Microkinetic simulation and fitting of the temperature programmed reaction of methanol on CeO2(111): H2 and H2O+V production

The kinetics and mechanism for temperature programmed reaction following adsorption of an adsorbate can be better understood by simulation and fitting with comparison to experiment. A case study is presented here for the chemistry of adsorption of methanol on a CeO2(111) surface followed by heating. The gas products observed are CH3OH, CH2O, H-2, H2O, CO, CO2. At low temperatures (<500 K), there is formation of H-2 and H2O, where the H2O formation is accompanied by lattice oxygen vacancy (V) formation and is thus important in determining the selectivity towards different products.

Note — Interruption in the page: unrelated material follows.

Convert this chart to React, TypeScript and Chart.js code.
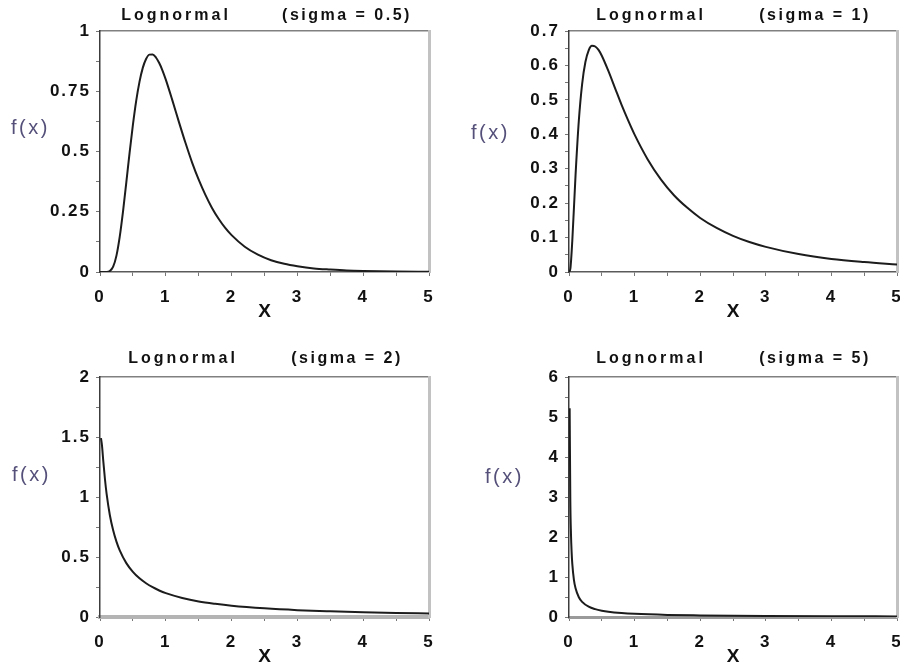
import React, { useEffect, useRef } from "react";
import { Chart, registerables } from "chart.js";

Chart.register(...registerables);

// ---------- data ----------
const xs1 = [0, 0.1, 0.15, 0.2, 0.25, 0.3, 0.35, 0.4, 0.45, 0.5, 0.55, 0.6, 0.65, 0.7, 0.75, 0.8, 0.85, 0.9, 0.95, 1.0, 1.1, 1.2, 1.3, 1.4, 1.5, 1.6, 1.7, 1.8, 1.9, 2.0, 2.2, 2.4, 2.6, 2.8, 3.0, 3.25, 3.5, 3.75, 4.0, 4.5, 5.0];
const ys1 = [0, 0.0002, 0.004, 0.022, 0.068, 0.147, 0.252, 0.372, 0.495, 0.61, 0.71, 0.789, 0.847, 0.884, 0.902, 0.903, 0.89, 0.867, 0.836, 0.798, 0.712, 0.622, 0.535, 0.454, 0.383, 0.321, 0.267, 0.222, 0.184, 0.153, 0.105, 0.072, 0.049, 0.034, 0.024, 0.015, 0.01, 0.006, 0.004, 0.002, 0.001];

const xs2 = [0, 0.02, 0.05, 0.1, 0.15, 0.2, 0.25, 0.3, 0.35, 0.4, 0.45, 0.5, 0.6, 0.7, 0.8, 0.9, 1.0, 1.2, 1.4, 1.6, 1.8, 2.0, 2.25, 2.5, 2.75, 3.0, 3.5, 4.0, 4.5, 5.0];
const ys2 = [0, 0.009, 0.09, 0.282, 0.44, 0.546, 0.61, 0.644, 0.657, 0.655, 0.645, 0.628, 0.584, 0.535, 0.486, 0.441, 0.399, 0.327, 0.269, 0.223, 0.187, 0.157, 0.128, 0.105, 0.087, 0.073, 0.052, 0.038, 0.029, 0.022];

const xs3 = [0.015, 0.03, 0.05, 0.075, 0.1, 0.15, 0.2, 0.25, 0.3, 0.4, 0.5, 0.6, 0.7, 0.8, 0.9, 1.0, 1.25, 1.5, 1.75, 2.0, 2.5, 3.0, 3.5, 4.0, 4.5, 5.0];
const ys3 = [1.49, 1.43, 1.299, 1.15, 1.028, 0.848, 0.722, 0.628, 0.555, 0.449, 0.376, 0.322, 0.281, 0.248, 0.221, 0.199, 0.159, 0.13, 0.11, 0.094, 0.072, 0.057, 0.047, 0.039, 0.033, 0.029];

const xs4 = [0.01, 0.02, 0.03, 0.04, 0.05, 0.075, 0.1, 0.15, 0.2, 0.3, 0.4, 0.5, 0.6, 0.8, 1.0, 1.5, 2.0, 2.5, 3.0, 4.0, 5.0];
const ys4 = [5.221, 2.938, 2.08, 1.622, 1.334, 0.93, 0.718, 0.495, 0.379, 0.258, 0.196, 0.158, 0.132, 0.1, 0.08, 0.053, 0.04, 0.031, 0.026, 0.019, 0.015];

const xTickLabels = [0, 1, 2, 3, 4, 5];
const yTicks1 = [0, 0.25, 0.5, 0.75, 1];
const yTicks2 = [0, 0.1, 0.2, 0.3, 0.4, 0.5, 0.6, 0.7];
const yTicks3 = [0, 0.5, 1, 1.5, 2];
const yTicks4 = [0, 1, 2, 3, 4, 5, 6];
const sigmas = ["0.5", "1", "2", "5"];
const titleName = "Lognormal";
const yLabel = "f(x)";
const xLabel = "X";

// ---------- layout ----------
const FONT = '"Liberation Sans", Arial, Helvetica, sans-serif';

type Box = {
  left: number; top: number; w: number; h: number;
  L: number; T: number; R: number; B: number;
  titleY: number; t1: number; t2: number;
  fx: number; fy: number; xy: number;
  bottomColor: string; bottomWidth: number;
};

const boxes: Box[] = [
  { left: 0, top: 0, w: 470, h: 330, L: 100, T: 31, R: 429, B: 272, titleY: 16, t1: 76, t2: 247, fx: 11, fy: 128, xy: 312, bottomColor: "#5a5a5a", bottomWidth: 1.5 },
  { left: 450, top: 0, w: 470, h: 330, L: 119, T: 31, R: 447, B: 272, titleY: 16, t1: 82, t2: 246, fx: 21, fy: 133, xy: 312, bottomColor: "#5a5a5a", bottomWidth: 1.5 },
  { left: 0, top: 330, w: 470, h: 341, L: 100, T: 47, R: 429, B: 287, titleY: 29, t1: 83, t2: 247, fx: 12, fy: 145, xy: 327, bottomColor: "#b4b4b4", bottomWidth: 4 },
  { left: 450, top: 330, w: 470, h: 341, L: 119, T: 47, R: 447, B: 287, titleY: 29, t1: 82, t2: 246, fx: 35, fy: 147, xy: 327, bottomColor: "#9a9a9a", bottomWidth: 3 },
];

type PanelProps = {
  xs: number[]; ys: number[]; yMax: number; yStep: number; yTicks: number[]; sigma: string; box: Box;
};

const near = (v: number, arr: number[]) => arr.some((t) => Math.abs(t - v) < 1e-6);
const fmt = (v: number) => String(parseFloat(v.toFixed(4)));

function Panel({ xs, ys, yMax, yStep, yTicks, sigma, box }: PanelProps) {
  const ref = useRef<HTMLCanvasElement>(null);

  useEffect(() => {
    const canvas = ref.current;
    if (!canvas) return;
    const WY = 70;
    const HX = 50;
    const setLS = (c: any) => {
      c.ctx.letterSpacing = "2px";
    };
    const textPlugin = {
      id: "panelText",
      afterInit: setLS,
      beforeUpdate: setLS,
      beforeDraw: setLS,
      afterDraw(c: any) {
        const ctx = c.ctx as CanvasRenderingContext2D;
        const a = c.chartArea;
        ctx.save();
        ctx.fillStyle = "#111";
        ctx.textBaseline = "middle";
        ctx.textAlign = "center";
        ctx.font = `bold 16px ${FONT}`;
        (ctx as any).letterSpacing = "3px";
        ctx.fillText(titleName, a.left + box.t1, box.titleY);
        (ctx as any).letterSpacing = "2.5px";
        ctx.fillText(`(sigma = ${sigma})`, a.left + box.t2, box.titleY);
        ctx.textAlign = "left";
        ctx.font = `20px ${FONT}`;
        (ctx as any).letterSpacing = "2.5px";
        ctx.fillStyle = "#54507a";
        ctx.fillText(yLabel, box.fx, box.fy);
        ctx.textAlign = "center";
        ctx.font = `bold 19px ${FONT}`;
        (ctx as any).letterSpacing = "0px";
        ctx.fillStyle = "#111";
        ctx.fillText(xLabel, (a.left + a.right) / 2, box.xy);
        ctx.restore();
      },
    };

    const tickFont = { family: FONT, size: 17, weight: "bold" as const };

    const chart = new Chart(canvas, {
      type: "line",
      data: {
        datasets: [
          {
            data: xs.map((x, i) => ({ x, y: ys[i] })),
            borderColor: "#1c1c1c",
            borderWidth: 2,
            pointRadius: 0,
            fill: false,
            cubicInterpolationMode: "monotone",
          },
        ],
      },
      options: {
        responsive: false,
        animation: false,
        events: [],
        layout: {
          padding: { left: box.L - WY, top: box.T, right: box.w - box.R, bottom: box.h - box.B - HX },
        },
        plugins: {
          legend: { display: false },
          tooltip: { enabled: false },
          title: { display: false },
        },
        scales: {
          x: {
            type: "linear",
            position: "bottom",
            min: 0,
            max: 5,
            afterFit: (s: any) => {
              s.height = HX;
            },
            grid: { drawOnChartArea: false, drawTicks: true, tickLength: 4, color: "#777", lineWidth: 1 },
            border: { display: true, color: box.bottomColor, width: box.bottomWidth },
            ticks: {
              stepSize: 0.5,
              autoSkip: false,
              maxRotation: 0,
              minRotation: 0,
              padding: 11,
              color: "#111",
              font: tickFont,
              callback: (v: any) => (near(Number(v), xTickLabels) ? fmt(Number(v)) : ""),
            },
          },
          xTop: {
            type: "linear",
            position: "top",
            min: 0,
            max: 5,
            afterFit: (s: any) => {
              s.height = 0;
            },
            grid: { display: false, drawOnChartArea: false, drawTicks: false },
            border: { display: true, color: "#808080", width: 1.5 },
            ticks: { display: false },
          },
          y: {
            type: "linear",
            position: "left",
            min: 0,
            max: yMax,
            afterFit: (s: any) => {
              s.width = WY;
            },
            grid: { drawOnChartArea: false, drawTicks: true, tickLength: 4, color: "#777", lineWidth: 1 },
            border: { display: true, color: "#3c3c3c", width: 1.5 },
            ticks: {
              stepSize: yStep,
              autoSkip: false,
              padding: 5,
              color: "#111",
              font: tickFont,
              callback: (v: any) => (near(Number(v), yTicks) ? fmt(Number(v)) : ""),
            },
          },
          yRight: {
            type: "linear",
            position: "right",
            min: 0,
            max: yMax,
            afterFit: (s: any) => {
              s.width = 0;
            },
            grid: { display: false, drawOnChartArea: false, drawTicks: false },
            border: { display: true, color: "#c2c2c2", width: 3 },
            ticks: { display: false },
          },
        },
      } as any,
      plugins: [textPlugin],
    });

    return () => {
      chart.destroy();
    };
  }, [xs, ys, yMax, yStep, yTicks, sigma, box]);

  return (
    <canvas
      ref={ref}
      width={box.w}
      height={box.h}
      style={{ position: "absolute", left: box.left, top: box.top, width: box.w, height: box.h }}
    />
  );
}

export default function App() {
  return (
    <div
      style={{
        position: "absolute",
        left: 0,
        top: 0,
        width: 900,
        height: 671,
        overflow: "hidden",
        background: "#ffffff",
      }}
    >
      <Panel xs={xs1} ys={ys1} yMax={1} yStep={0.125} yTicks={yTicks1} sigma={sigmas[0]} box={boxes[0]} />
      <Panel xs={xs2} ys={ys2} yMax={0.7} yStep={0.05} yTicks={yTicks2} sigma={sigmas[1]} box={boxes[1]} />
      <Panel xs={xs3} ys={ys3} yMax={2} yStep={0.25} yTicks={yTicks3} sigma={sigmas[2]} box={boxes[2]} />
      <Panel xs={xs4} ys={ys4} yMax={6} yStep={0.5} yTicks={yTicks4} sigma={sigmas[3]} box={boxes[3]} />
    </div>
  );
}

Microkinetic modeling was performed using a recently published method for fitting to gain mechanistic knowledge of the H-2 and H2O+V formation at <500 K. In the kinetic models used here, most of the H-2 and H2O+V formation can be explained by a mechanism in which a metastable state of hydrogen on the surface (H*) acts as an intermediate. Two possibilities were investigated for the source of the metastable H* intermediate: H* from CH bond breaking of methoxies, or promotion of H+ to H* via electron transfer from ionic methoxies absorbed in oxygen vacancies (CH3O-/V). From this study, we consider the latter to be more likely at <500 K. For the H2O formation, it was found to be critical that H2O cannot dissociate directly on oxygen vacancies. Catalytic chemistry was observed in simulations, including catalytic formation of oxygen vacancies. Various features of the experimental results were reproduced, including methoxies being the major carbon containing species on the surface at <500 K.